*Task objective*
Write each line of the material exactly as given, from the top through the line that contains "plt.rcParams['font.family'] = ['Liberation", and omit all pictures.

*Given data*
** Start **

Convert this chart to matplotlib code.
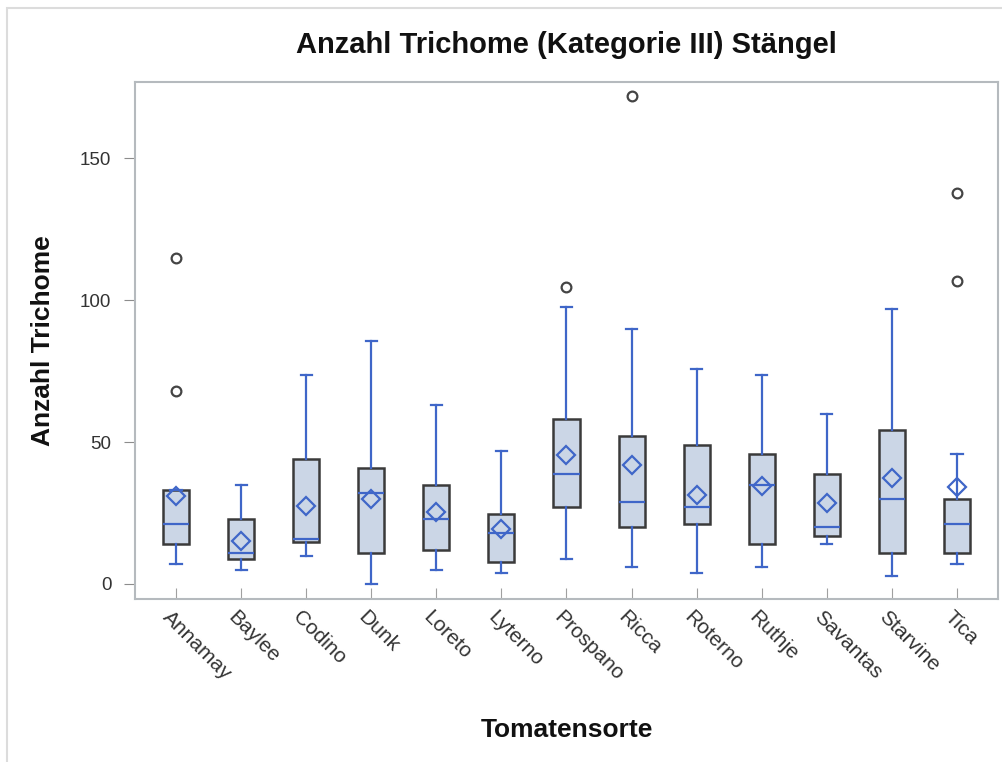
import numpy as np
import matplotlib
matplotlib.use("Agg")
import matplotlib.pyplot as plt
import matplotlib.transforms as mtransforms
from matplotlib.patches import Rectangle

plt.rcParams['font.family'] = ['Liberation Sans', 'DejaVu Sans']

sorten = ['Annamay', 'Baylee', 'Codino', 'Dunk', 'Loreto', 'Lyterno', 'Prospano',
          'Ricca', 'Roterno', 'Ruthje', 'Savantas', 'Starvine', 'Tica']
q1 = [13.9, 8.9, 14.8, 10.8, 12.0, 7.9, 27.1, 20.1, 21.1, 13.9, 16.9, 10.8, 10.8]
med = [21.1, 10.8, 15.8, 32.0, 23.0, 17.9, 38.9, 29.0, 27.0, 34.9, 20.1, 29.9, 21.1]
q3 = [33.0, 23.0, 44.0, 40.9, 34.9, 24.8, 58.1, 52.1, 49.0, 45.9, 38.9, 54.1, 29.9]
wlo = [6.9, 5.0, 9.8, 0.0, 5.0, 3.9, 8.9, 6.0, 3.9, 6.0, 13.9, 2.9, 6.9]
whi = [33.0, 34.9, 73.6, 85.7, 63.0, 46.8, 97.7, 89.7, 75.6, 73.6, 60.0, 96.7, 45.9]
mittel = [30.9, 15.2, 27.3, 30.1, 25.5, 19.2, 45.5, 42.0, 31.5, 34.5, 28.6, 37.4, 34.0]
ausreisser = [[114.8, 67.9], [], [], [], [], [], [104.7], [171.8], [], [], [], [], [137.7, 106.6]]

stats = []
for i, s in enumerate(sorten):
    stats.append(dict(label=s, q1=q1[i], med=med[i], q3=q3[i], whislo=wlo[i], whishi=whi[i],
                      mean=mittel[i], fliers=ausreisser[i]))

blau = '#3f66c8'
fig = plt.figure(figsize=(10.03, 7.62), dpi=100)
ax = fig.add_axes([0.1346, 0.2139, 0.8604, 0.6785])
ax.bxp(stats, positions=range(len(sorten)), widths=0.4, capwidths=0.17,
       showmeans=True, patch_artist=True,
       boxprops=dict(facecolor='#cbd6e6', edgecolor='#3a3a3a', linewidth=1.8),
       medianprops=dict(color=blau, linewidth=1.6),
       whiskerprops=dict(color=blau, linewidth=1.6),
       capprops=dict(color=blau, linewidth=1.6),
       meanprops=dict(marker='D', markerfacecolor='none', markeredgecolor=blau,
                      markersize=9, markeredgewidth=1.6),
       flierprops=dict(marker='o', markerfacecolor='none', markeredgecolor='#444444',
                       markersize=7, markeredgewidth=1.6))

ax.set_xlim(-0.63, 12.63)
ax.set_ylim(-5.3, 176.8)
ax.set_yticks([0, 50, 100, 150])
for sp in ax.spines.values():
    sp.set_color('#b5babe')
    sp.set_linewidth(1.5)
ax.tick_params(axis='y', direction='out', length=8, color='#8c8c8c', labelsize=13.5,
               labelcolor='#333333', pad=9)
ax.tick_params(axis='x', direction='in', length=8, color='#a0a0a0', labelsize=15,
               labelcolor='#333333', pad=11)
ax.set_xticks(range(len(sorten)))
ax.set_xticklabels(sorten, rotation=-45, ha='left', va='center', rotation_mode='anchor')
shift = mtransforms.ScaledTranslation(-10 / 100, 0, fig.dpi_scale_trans)
for lab in ax.get_xticklabels():
    lab.set_transform(lab.get_transform() + shift)

ax.set_title('Anzahl Trichome (Kategorie III) Stängel', fontsize=21, fontweight='bold',
             pad=21, color='#111111')
ax.set_ylabel('Anzahl Trichome', fontsize=19, fontweight='bold', labelpad=18, color='#111111')
ax.set_xlabel('Tomatensorte', fontsize=19, fontweight='bold', labelpad=24, color='#111111')

fig.add_artist(Rectangle((0.007, -0.1), 1.2, 1.0895, transform=fig.transFigure,
                         facecolor='none', edgecolor='#dcdcdc', linewidth=1.5))

fig.savefig('out.png', dpi=100)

** End **

*Answer to this problem*
Convert this chart to matplotlib code.
import numpy as np
import matplotlib
matplotlib.use("Agg")
import matplotlib.pyplot as plt
import matplotlib.transforms as mtransforms
from matplotlib.patches import Rectangle

plt.rcParams['font.family'] = ['Liberation Sans', 'DejaVu Sans']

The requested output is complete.